I shoot him a glare, and it’s as effective as if we’ve actually hurtled back in time. We used to exchange endless jabs in class, on the tennis court where we both played varsity, at parties. Through unfortunate luck, we liked the same people, so our paths crossed constantly. Murdering him with my eyes is muscle memory. His returning smirk is, too. He loved riling me up.”
From the very moment Noelle and Theo are thrown back into each other’s lives, I knew theirs was going to be a will-they-wont-they relationship that I would root for all the way. The open hostility and witty barbs they toss at each other mingles with the obvious attraction they’re both fighting. And fight they do – constantly and enthusiastically – a delicious verbal spar that they enjoy a little too much, revealing more about their feelings than they initially realise. The rivalry they shared as students hasn’t lessened in the years they haven’t seen one another. If anything, it’s intensified, fuelled by Noelle’s frustration that Theo has lived up to every lauded accomplishment expected of him and she stumbled at the first hurdle.
Yet Theo’s life isn’t as perfect as Noelle thinks it is. He has his own secrets, which slip out when they play ‘Tell Me A Secret’, a running game that has them divulging their innermost thoughts and intimate desires. The roadtrip with Paul allows Noelle to see a different side to her long-time rival. He loves his grandfather, as Noelle loved her grandmother, and his grumpy, terse exterior is a mask for a pain he doesn’t let anyone close enough to see (unless you’re stuck on a roadtrip together, and then it’s impossible to ignore). When the walls they’ve built around their hearts lower, Noelle and Theo have more in common than their perfect school records and vicious tennis serves. It makes their journey from rivals to lovers feel rewarding and well earned, not to mention inevitable.
The scorching chemistry between Noelle and Theo drives every scene they share but this is also a story about family and navigating the grief of losing a loved one. A tender message throughout the book is that a soul mate doesn’t have to be a lover. It can be a sibling or a parent or a grandmother, as is the case for Noelle. Her gram’s death hit her hard but her journey with Paul shows Noelle a different side to the woman she cherished, a side she didn’t even know existed. It makes her feel closer to her gram; the photos, letters and shared memories filling the cracks in her broken heart. The roadtrip is a form of closure, as well as an opening for new opportunities if only Noelle can learn to let go of the fear of failure that holds her back. Theo, too, is such a self-controlled overachiever. He doesn’t know how to fail. Given Noelle’s somewhat of a grudging expert, she’s the perfect person to show him that you’re not defined by superficial success or other people’s lofty expectations.

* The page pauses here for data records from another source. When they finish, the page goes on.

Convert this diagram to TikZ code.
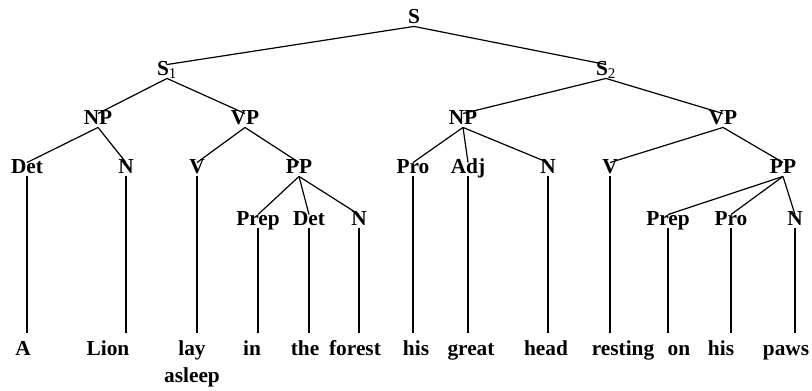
\documentclass[tikz,border=0pt]{standalone}
\usepackage{fontspec}
\setmainfont{Liberation Serif}
\usepackage{tikz}
\tikzset{
  cat/.style={font=\fontsize{16}{19}\selectfont\bfseries, inner sep=1pt,
    text height=1.45ex, text depth=0.3ex, anchor=base},
  word/.style={cat},
  branch/.style={line width=0.9pt},
}
% branch from a category down to its word
\def\stem#1#2{\draw[branch, shorten >=9pt] (#1.south) -- (#1.south |- #2.north);}

\begin{document}
\begin{tikzpicture}[x=0.75pt, y=-0.75pt]
  \useasboundingbox (0,0) rectangle (812,390);
  % top of the tree
  \node[cat] (s)  at (414,23) {S};
  \node[cat] (s1) at (167,75) {S\textsubscript{\mdseries 1}};
  \node[cat] (s2) at (606,75) {S\textsubscript{\mdseries 2}};
  % first clause
  \node[cat] (np1)   at (98,124)  {NP};
  \node[cat] (vp1)   at (245,124) {VP};
  \node[cat] (det1)  at (27,173)  {Det};
  \node[cat] (n1)    at (126,173) {N};
  \node[cat] (v1)    at (197,173) {V};
  \node[cat] (pp1)   at (299,173) {PP};
  \node[cat] (prep1) at (258,225) {Prep};
  \node[cat] (det2)  at (309,225) {Det};
  \node[cat] (n2)    at (359,225) {N};
  % second clause
  \node[cat] (np2)   at (463,124) {NP};
  \node[cat] (vp2)   at (723,124) {VP};
  \node[cat] (pro1)  at (413,173) {Pro};
  \node[cat] (adj)   at (468,173) {Adj};
  \node[cat] (n3)    at (548,173) {N};
  \node[cat] (v2)    at (610,173) {V};
  \node[cat] (pp2)   at (783,173) {PP};
  \node[cat] (prep2) at (668,225) {Prep};
  \node[cat] (pro2)  at (731,225) {Pro};
  \node[cat] (n4)    at (795,225) {N};
  % the words
  \node[word] (wa)       at (23,355)  {A};
  \node[word] (wlion)    at (108,355) {Lion};
  \node[word] (wlay)     at (192,355)
    {\begin{tabular}[t]{@{}c@{}}lay\\[1.3pt]asleep\end{tabular}};
  \node[word] (win)      at (252,355) {in};
  \node[word] (wthe)     at (305,355) {the};
  \node[word] (wforest)  at (355,355) {forest};
  \node[word] (whis)     at (416,355) {his};
  \node[word] (wgreat)   at (471,355) {great};
  \node[word] (whead)    at (546,355) {head};
  \node[word] (wresting) at (623,355) {resting};
  \node[word] (won)      at (679,355) {on};
  \node[word] (whisb)    at (721,355) {his};
  \node[word] (wpaws)    at (786,355) {paws};

  \foreach \p/\c in {s/s1, s/s2, s1/np1, s1/vp1, np1/det1, np1/n1,
      vp1/v1, vp1/pp1, pp1/prep1, pp1/det2, pp1/n2,
      s2/np2, s2/vp2, np2/pro1, np2/adj, np2/n3, vp2/v2, vp2/pp2,
      pp2/prep2, pp2/pro2, pp2/n4}
    \draw[branch] (\p.south) -- (\c.north);

  \stem{det1}{wa}
  \stem{n1}{wlion}
  \stem{v1}{wlay}
  \stem{prep1}{win}
  \stem{det2}{wthe}
  \stem{n2}{wforest}
  \stem{pro1}{whis}
  \stem{adj}{wgreat}
  \stem{n3}{whead}
  \stem{v2}{wresting}
  \stem{prep2}{won}
  \stem{pro2}{whisb}
  \stem{n4}{wpaws}
\end{tikzpicture}
\end{document}
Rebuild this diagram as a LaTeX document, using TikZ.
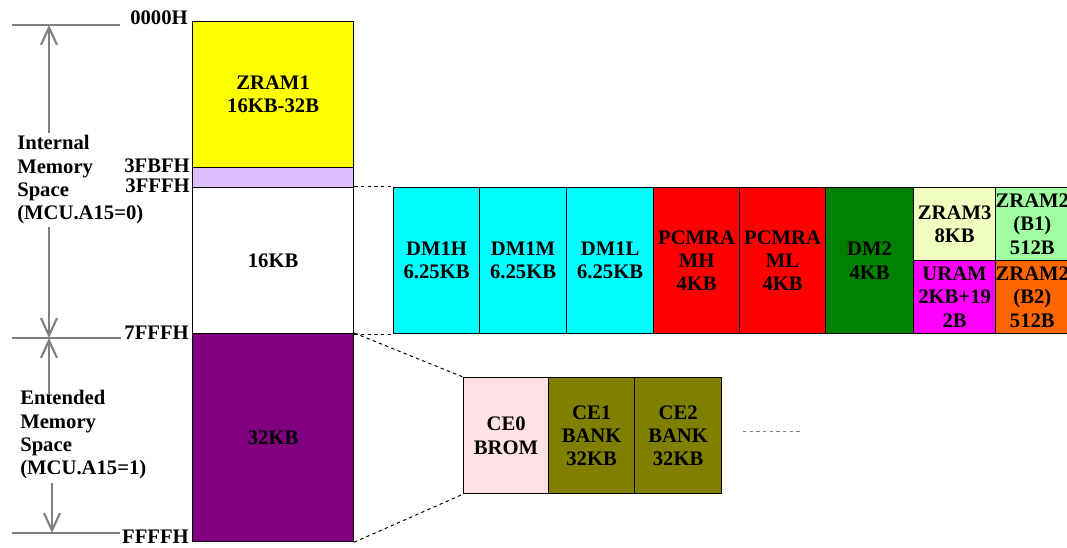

Jessica Joyce’s debut is a complete joy of a book. It’s tender, swoony, sexy and endlessly witty, with a fun summer road-trip atmosphere and sympathetic characters. I found myself rereading whole chapters as I went along, just to prolong the good-natured bickering and fighting of oh-so-obvious feelings. I already know it’ll be a book I’ll come back to time and time again for that ultimate dose of romantic comedy. And if the teaser chapter for Joyce’s next book is anything to go by, we’re in for another heart-stealer.